Since we have been on a bit of a back to basics trip lately, I think it's time to examine the proper way to look at tradition.
First, we need to understand the Biblical Concept of Tradition. In the Bible, St. Paul commends the Thessalonians for adhering to the paradosis they have received, whether by word or letter. (2 Thess 2:15) In English, we know that as the word tradition. Now in the Greek, paradosis was simply that which was handed down. So when we speak of tradition, we speak of that (in whatever venue) was handed down throughout the ages in the Church.
The confusion comes from the fact that, like the phrase salvation, tradition can have several different meanings, all compatible with each other. First and foremost, there is that which is called Apostolic Tradition, which we normally know as Tradition with a capital T. This comes from either the Bible or the Oral Teaching of Christ & The Apostles, handed down throughout the generations to the present, which is safeguarded by the Holy Ghost so that people can always learn God's truth. Such a teaching based on Tradition would be that the Mass is a propitiatory sacrifice where the timeless Sacrifice of the Cross is made present in time to the Christian, or that there are Seven Sacraments. These are directly matters of revelation, as well as of faith and morals which can be traced throughout history. As such, they cannot under any circumstances be changed. Baptism will never cease to be a Sacrament, and the Mass will never be just a communal praise & worship service, women will never be ordained priests, etc.
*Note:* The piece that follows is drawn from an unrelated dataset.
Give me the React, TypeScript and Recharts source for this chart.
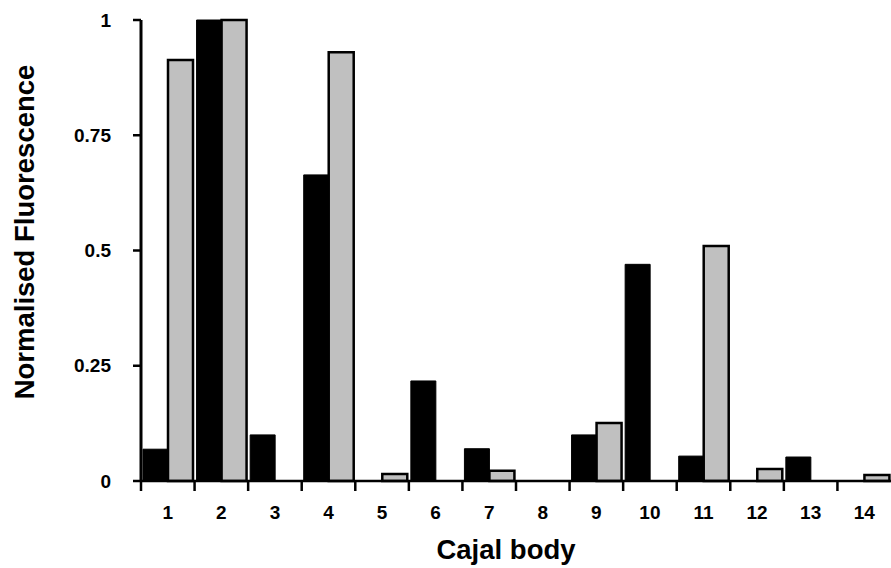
import React from "react";
import { BarChart, Bar, XAxis, YAxis } from "recharts";

const cajalBodies = ["1", "2", "3", "4", "5", "6", "7", "8", "9", "10", "11", "12", "13", "14"];
const blackValues = [0.069, 1, 0.1, 0.664, 0, 0.217, 0.07, 0, 0.1, 0.47, 0.054, 0, 0.052, 0];
const greyValues = [0.913, 1, 0, 0.93, 0.015, 0, 0.022, 0, 0.126, 0, 0.51, 0.026, 0, 0.013];
const yTicks = [0, 0.25, 0.5, 0.75, 1];

const data = cajalBodies.map((name, i) => ({
  name,
  black: blackValues[i],
  grey: greyValues[i],
}));

const FONT = '"Liberation Sans", Arial, Helvetica, sans-serif';

function XTick(props: any) {
  const { x, y, payload } = props;
  const half = payload?.offset ?? 750 / 14 / 2;
  return (
    <g>
      <line x1={x - half} x2={x - half} y1={y} y2={y + 10} stroke="#000" strokeWidth={2.5} />
      <text
        x={x}
        y={y + 31}
        textAnchor="middle"
        dominantBaseline="central"
        fontFamily={FONT}
        fontWeight="bold"
        fontSize={19}
        fill="#000"
      >
        {payload.value}
      </text>
    </g>
  );
}

function YTitle() {
  return (
    <text
      x={24}
      y={232}
      transform="rotate(-90, 24, 232)"
      textAnchor="middle"
      dominantBaseline="central"
      fontFamily={FONT}
      fontWeight="bold"
      fontSize={27.5}
      fill="#000"
    >
      Normalised Fluorescence
    </text>
  );
}

function XTitle() {
  return (
    <text
      x={506}
      y={549}
      textAnchor="middle"
      dominantBaseline="central"
      fontFamily={FONT}
      fontWeight="bold"
      fontSize={27.5}
      fill="#000"
    >
      Cajal body
    </text>
  );
}

export default function App() {
  return (
    <div style={{ position: "absolute", left: 0, top: 0, background: "#fff" }}>
      <BarChart
        width={891}
        height={568}
        data={data}
        margin={{ top: 20, right: 0, bottom: 0, left: 0 }}
        barCategoryGap={2}
        barGap={0}
      >
        <XAxis
          dataKey="name"
          height={87}
          tick={<XTick />}
          tickLine={false}
          tickSize={0}
          tickMargin={0}
          axisLine={{ stroke: "#000", strokeWidth: 2.5 }}
          interval={0}
          label={<XTitle />}
        />
        <YAxis
          width={141}
          domain={[0, 1]}
          ticks={yTicks}
          interval={0}
          tickSize={8}
          tickMargin={22}
          axisLine={{ stroke: "#000", strokeWidth: 3 }}
          tickLine={{ stroke: "#000", strokeWidth: 2.5 }}
          tick={{ fontFamily: FONT, fontWeight: "bold", fontSize: 19, fill: "#000" }}
          label={<YTitle />}
        />
        <Bar dataKey="black" fill="#000" stroke="#000" strokeWidth={1} isAnimationActive={false} />
        <Bar dataKey="grey" fill="#c0c0c0" stroke="#000" strokeWidth={2.5} isAnimationActive={false} />
      </BarChart>
    </div>
  );
}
Another form of tradition is that which we ecclesiastical tradition. This is tradition not neccessarily handed down from the Apostles, but which is meant to support the truths of the Christian faith. Such examples would be the rites of the liturgy and the sacraments outside of the essentials. These make Apostolic Tradition clearer and relevant to the Christian. Since they are meant to communicate timeless truths to an audience in time, these can change. Yet organized religion worshipping Yahweh is at least 5,000 years old, and these traditions have developed in just about every circumstance conceivable, and have developed organically over these millenia. So while they can be changed, you really should have a good reason for doing them, and they should only be done through the highest of channels, lest disaster ensue. (More on this later.)
There is finally a third instance in which tradition is used. This refers mainly to local customs and practices which have developed over time. These aren't universal, and more often than not they aren't even regional. Some examples of this might be how fasting is applied in your area (which is a lot more diverse than you would think), certain devotional prayers after Mass communities have prayed, etc. The same rules apply in ecclesiastical tradition, yet they are even more prone to change, and are frequently changed on the local level.
When properly understood, tradition is a lot less confusing than people make it out to be. Yet based on these definitions, the perceptive reader can see ways in which today's modern audience (on all sides) really misunderstand what tradition is. This is what we will be discussing in future posts, starting with a bit of in house cleaning: how some traditionalists fail to properly understand tradition.